NLP News Cypher | 11.24.19
Turkey, Set, Go…
This Week:
🤗 and the French Connection
A Montage of Cheat Sheets
Walmart Woos Siri (Into Buying Groceries)
Yann LeCun Welcomes SONY to the Party!
You Stay Classy San Diego…
New Cross-Lingual Question Answering Benchmark
BERT’s Big Squeeze
NLU is Hard!
🤗 and the French Connection
The French RoBERTa, aka CamemBERT, is now part of Hugging Face’s transformer library.
The transformer achieves state-of-the-art (SOTA) results on several NLP downstream tasks: part-of-speech tagging, dependency parsing, named-entity recognition, and natural language inference in French.
Paper:
This ex-CERN dude wants an Italian BERT 😂😂
A Montage of Cheat Sheets
Need a cheat-sheet for data science or ML? Thanks to this fellow, the biggest payload of cheat sheets in the galaxy covers several programming languages and use-cases is easily accessible on GitHub.
Check it out:
Walmart Woos Siri (Into Buying Groceries)
One of the biggest retailers on planet Earth is turning to Conversational AI. This past week Walmart announced its partnership with Apple’s Siri for peeps looking to buy groceries online — the service is called Walmart Voice Order. This comes after McDonalds’ September acquisition on their own Conversational AI company, Apprente. You can say that conversational AI is pushing the most M&A 💰💰💰 at the moment.
Press Release:
Yann LeCun Welcomes SONY to the Party!
Why?
Reason: SONY just joined the other tech giants in the race to build AI (cough*SKYNET*cough) after opening their own AI research lab.
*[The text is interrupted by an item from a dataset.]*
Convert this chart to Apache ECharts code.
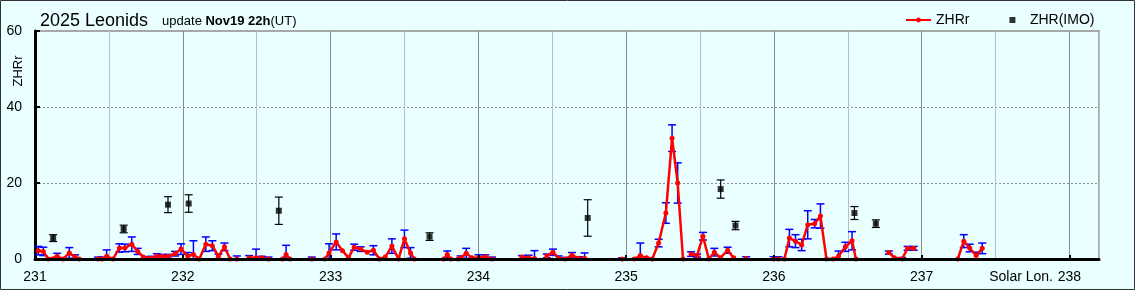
<!DOCTYPE html>
<html><head><meta charset="utf-8">
<script src="https://cdn.jsdelivr.net/npm/echarts@6/dist/echarts.min.js"></script>
<style>html,body{margin:0;padding:0;background:#eaffff}#c{width:1135px;height:290px}</style>
</head><body><div id="c"></div>
<script>
// ZHRr (red line) — solar longitude, value, error (null = gap / no bar)
const zhrLon = [231.022,231.056,231.090,231.150,231.190,231.232,231.271,231.300,231.36,231.427,231.455,231.485,231.528,231.571,231.609,231.655,231.695,231.733,231.783,231.824,231.862,231.902,231.948,231.988,232.034,232.072,232.112,232.156,232.200,232.241,232.282,232.320,232.34,232.366,232.40,232.449,232.496,232.535,232.580,232.62,232.675,232.699,232.725,232.80,232.873,232.92,232.963,232.990,233.038,233.081,233.121,233.160,233.204,233.248,233.290,233.331,233.370,233.415,233.460,233.500,233.541,233.566,233.65,233.766,233.790,233.814,233.84,233.864,233.880,233.918,233.957,234.001,234.047,234.092,234.20,234.295,234.340,234.380,234.42,234.464,234.505,234.543,234.588,234.634,234.678,234.719,234.85,234.972,235.01,235.055,235.096,235.139,235.177,235.220,235.269,235.311,235.349,235.385,235.41,235.440,235.480,235.520,235.560,235.597,235.638,235.687,235.728,235.77,235.812,235.90,235.999,236.030,236.071,236.105,236.146,236.188,236.229,236.276,236.315,236.356,236.400,236.437,236.484,236.529,236.555,236.65,236.778,236.816,236.867,236.905,236.946,237.10,237.244,237.285,237.325,237.369,237.410];
const zhrVal = [2.2,2.0,0,0.7,0,1.6,0.5,0,null,0,0,0.7,0,2.9,2.9,3.9,2.0,0.5,0.2,0.8,0.7,0.7,1.4,2.6,0.8,1.2,0,3.9,3.5,0.7,3.2,0,null,0,null,0.3,0.3,0.3,0,null,0,1.2,0,null,0,null,0,1.6,4.5,2.2,0.3,3.1,2.6,1.8,2.3,0,0.5,3.4,0,5.3,1.6,0,null,0,1.2,0,null,0,0.3,1.5,0.3,0.4,0.6,0,null,0.5,0.3,0.1,null,0.8,1.8,0.2,0,1.0,0.2,0.2,null,0,null,0,0.9,0.3,0,4.2,12.1,31.8,20.0,0,null,1.3,0.9,6.0,0,1.8,0.3,2.3,0.3,null,0.1,null,0,0,0,5.5,4.7,3.7,9.0,9.3,11.3,0,0,0.7,3.2,4.8,0,null,1.7,0.3,0,2.8,2.8,null,0,4.7,2.9,0.9,2.8];
const zhrErr = [1.1,1.1,null,0.8,null,1.4,0.6,null,null,0.5,0.5,1.7,null,1.1,1.0,1.9,0.8,null,0.5,0.6,0.5,0.5,0.6,1.4,0.9,3.6,null,1.9,1.3,0.6,1.0,null,null,0.8,null,0.6,2.3,0.4,0.5,null,null,2.4,null,null,0.5,null,null,2.4,2.1,null,null,0.8,0.6,null,1.2,null,null,1.9,null,2.3,1.4,null,null,null,0.9,null,null,null,0.5,1.3,null,0.7,0.5,0.5,null,0.4,0.7,2.1,null,0.5,0.8,0.6,0.4,0.7,0.4,1.4,null,0.3,null,null,3.3,null,null,1.0,2.7,3.5,5.3,null,null,0.6,0.4,1.0,null,1.0,null,0.8,null,null,0.5,null,0.6,0.6,null,2.3,1.7,1.5,3.7,1.1,3.2,null,null,1.4,1.2,2.4,null,null,0.4,null,0.4,0.5,0.5,null,null,1.7,1.0,0.9,1.4];

// ZHR(IMO) (black squares)
const imoLon = [231.123,231.600,231.900,232.040,232.650,233.670,234.740,235.640,235.740,236.545,236.690];
const imoVal = [5.5,7.9,14.3,14.6,12.7,5.9,10.8,18.4,8.8,12.1,9.3];
const imoErr = [0.9,1.0,2.1,2.3,3.6,1.0,4.8,2.4,1.1,1.7,1.0];

const xLabels = [231,232,233,234,235,236,237,238];
const yLabels = [0,20,40,60];

const FONT = "'Liberation Sans', 'Noto Sans CJK JP', sans-serif";

const zhrData = zhrLon.map((x,i)=>[x, zhrVal[i]]);
const zhrBars = [];
zhrLon.forEach((x,i)=>{ if (zhrErr[i]!=null && zhrVal[i]!=null) zhrBars.push([x, Math.max(0, zhrVal[i]-zhrErr[i]), zhrVal[i]+zhrErr[i]]); });
const imoData = imoLon.map((x,i)=>[x, imoVal[i]]);
const imoBars = imoLon.map((x,i)=>[x, Math.max(0, imoVal[i]-imoErr[i]), imoVal[i]+imoErr[i]]);

function errBar(color, lw, cap) {
  return function(params, api) {
    const x = api.value(0), lo = api.value(1), hi = api.value(2);
    const p1 = api.coord([x, lo]), p2 = api.coord([x, hi]);
    const st = {stroke: color, lineWidth: lw};
    return {type:'group', children:[
      {type:'line', shape:{x1:p1[0],y1:p1[1],x2:p2[0],y2:p2[1]}, style:st},
      {type:'line', shape:{x1:p1[0]-cap,y1:p1[1],x2:p1[0]+cap,y2:p1[1]}, style:st},
      {type:'line', shape:{x1:p2[0]-cap,y1:p2[1],x2:p2[0]+cap,y2:p2[1]}, style:st}
    ]};
  };
}

const chart = echarts.init(document.getElementById('c'), null, {renderer:'canvas'});
chart.setOption({
  backgroundColor: '#eaffff',
  animation: false,
  textStyle: {fontFamily: FONT},
  title: {
    left: 35, top: 7,
    text: '{a|2025 Leonids}{s| }{b|update }{c|Nov19 22h}{b|(UT)}',
    textStyle: {fontWeight: 'normal', rich: {
      a: {fontSize: 18, color: '#000', fontWeight: 'normal', fontFamily: FONT},
      s: {fontSize: 13, width: 14},
      b: {fontSize: 13, color: '#000', fontWeight: 'normal', fontFamily: FONT},
      c: {fontSize: 13, color: '#000', fontWeight: 'bold', fontFamily: FONT}
    }}
  },
  legend: {
    left: 900, top: 8, itemWidth: 25, itemHeight: 6, itemGap: 40,
    textStyle: {fontSize: 14, color: '#000', fontFamily: FONT},
    data: [
      {name: 'ZHRr'},
      {name: 'ZHR(IMO)', icon: 'path://M0,0h1v1h-1z'}
    ]
  },
  grid: {left: 35, right: 36, top: 31, bottom: 31, show: true, borderColor: '#a8a8a8', borderWidth: 2, backgroundColor: 'transparent'},
  xAxis: [{
    type: 'value', min: 231, max: 238.2, interval: 0.5, position: 'bottom',
    axisLine: {show: false}, axisTick: {show: false}, axisLabel: {show: false},
    splitLine: {show: true, lineStyle: {color: ['#8a8a8a', '#bcbcbc'], width: 1}}
  }, {
    type: 'value', min: 231, max: 238.2, interval: 1, position: 'bottom', z: 10,
    axisLine: {show: true, onZero: false, lineStyle: {color: '#000', width: 3}},
    axisTick: {show: true, inside: true, length: 4, customValues: xLabels, lineStyle: {color: '#000', width: 2}},
    axisLabel: {show: true, customValues: xLabels, margin: 11, fontSize: 14, color: '#000', fontFamily: FONT,
      formatter: v => String(Math.round(v))},
    splitLine: {show: false}
  }],
  yAxis: {
    type: 'value', min: 0, max: 60, interval: 20,
    axisLine: {show: true, onZero: false, lineStyle: {color: '#000', width: 3}},
    axisTick: {show: true, inside: true, length: 5, lineStyle: {color: '#000', width: 2}},
    axisLabel: {margin: 13, fontSize: 14, color: '#000', fontFamily: FONT,
      formatter: v => yLabels.indexOf(v) >= 0 ? String(v) : ''},
    splitLine: {show: true, showMinLine: false, showMaxLine: false, lineStyle: {color: '#909090', type: [2, 2], width: 1}}
  },
  graphic: [
    {type: 'text', x: 18, y: 71, rotation: Math.PI/2, style: {text: 'ZHRr', font: '13px ' + FONT, fill: '#000', align: 'center', verticalAlign: 'middle'}},
    {type: 'text', x: 1053, y: 277, style: {text: 'Solar Lon.', font: '14px ' + FONT, fill: '#000', align: 'right', verticalAlign: 'middle'}},
    {type: 'rect', shape: {x: 0.5, y: 0.5, width: 1134, height: 289}, style: {fill: 'none', stroke: '#333', lineWidth: 1}, z: 100}
  ],
  series: [
    {name: 'ZHRr-err', type: 'custom', xAxisIndex: 0, renderItem: errBar('#0000ff', 1.5, 4), data: zhrBars, z: 3, silent: true},
    {name: 'ZHR(IMO)-err', type: 'custom', xAxisIndex: 0, renderItem: errBar('#000', 1.2, 4), data: imoBars, z: 3, silent: true},
    {name: 'ZHRr', type: 'line', xAxisIndex: 0, data: zhrData, connectNulls: false,
      symbol: 'circle', symbolSize: 5, showAllSymbol: true,
      lineStyle: {color: '#ff0000', width: 2.5}, itemStyle: {color: '#ff0000'}, z: 4},
    {name: 'ZHR(IMO)', type: 'scatter', xAxisIndex: 0, data: imoData, symbol: 'rect', symbolSize: 6,
      itemStyle: {color: '#000'}, z: 5}
  ]
});
</script></body></html>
“With this move, the Japanese consumer electronics giant intends to go head-to-head with Google and Facebook, competing for AI talent and projects, and targeting a much bigger role in an ever-accelerating global AI race.”
— eetimes.com
in other words…
You Stay Classy San Diego!
AI is already being used by news organizations. This past week a huge survey was released on how companies use and feel about AI technology in the newsroom. Below is a list of the most active areas:
•News-gathering: sourcing of information, story idea generation,
identifying trends, investigations, event or issue monitoring,
extracting information or content.
• News production: content creation, editing, packaging for different
formats and platforms, text, image and video creation, re-purposing
content for different audiences.
• News distribution: personalization, marketing, finding audiences,
understanding user behavior, monetization/subscriptions.
Report:
New Cross-Lingual Question Answering Benchmark
Facebook AI releases a new benchmark, called MLQA, for extractive cross-lingual QA across several languages. Cool aspect is that they built each question in parallel so you can evaluate the delta in your model’s performance simultaneously across different languages.
Metadata:
MLQA contains 12,000 QA instances in English and more than 5,000 in each of six other languages: Arabic, German, Hindi, Spanish, Vietnamese, and Simplified Chinese.
Article:
BERT’s Big Squeeze
Expensive VRAM is not cool! So lets squeeze BERT down and keep most of its performance. Better yet, lets collect all of the research attempting to compress BERT and list it for everyone to see! 😱
Mitch Gordon‘s web-page indexed research papers working on BERT compression methods such as: pruning, weight factorization, knowledge distillation, weight sharing, and quantization. In addition, he also shows whether the compression occurred at the pre-training or downstream stage.
Table:
NLU is Hard!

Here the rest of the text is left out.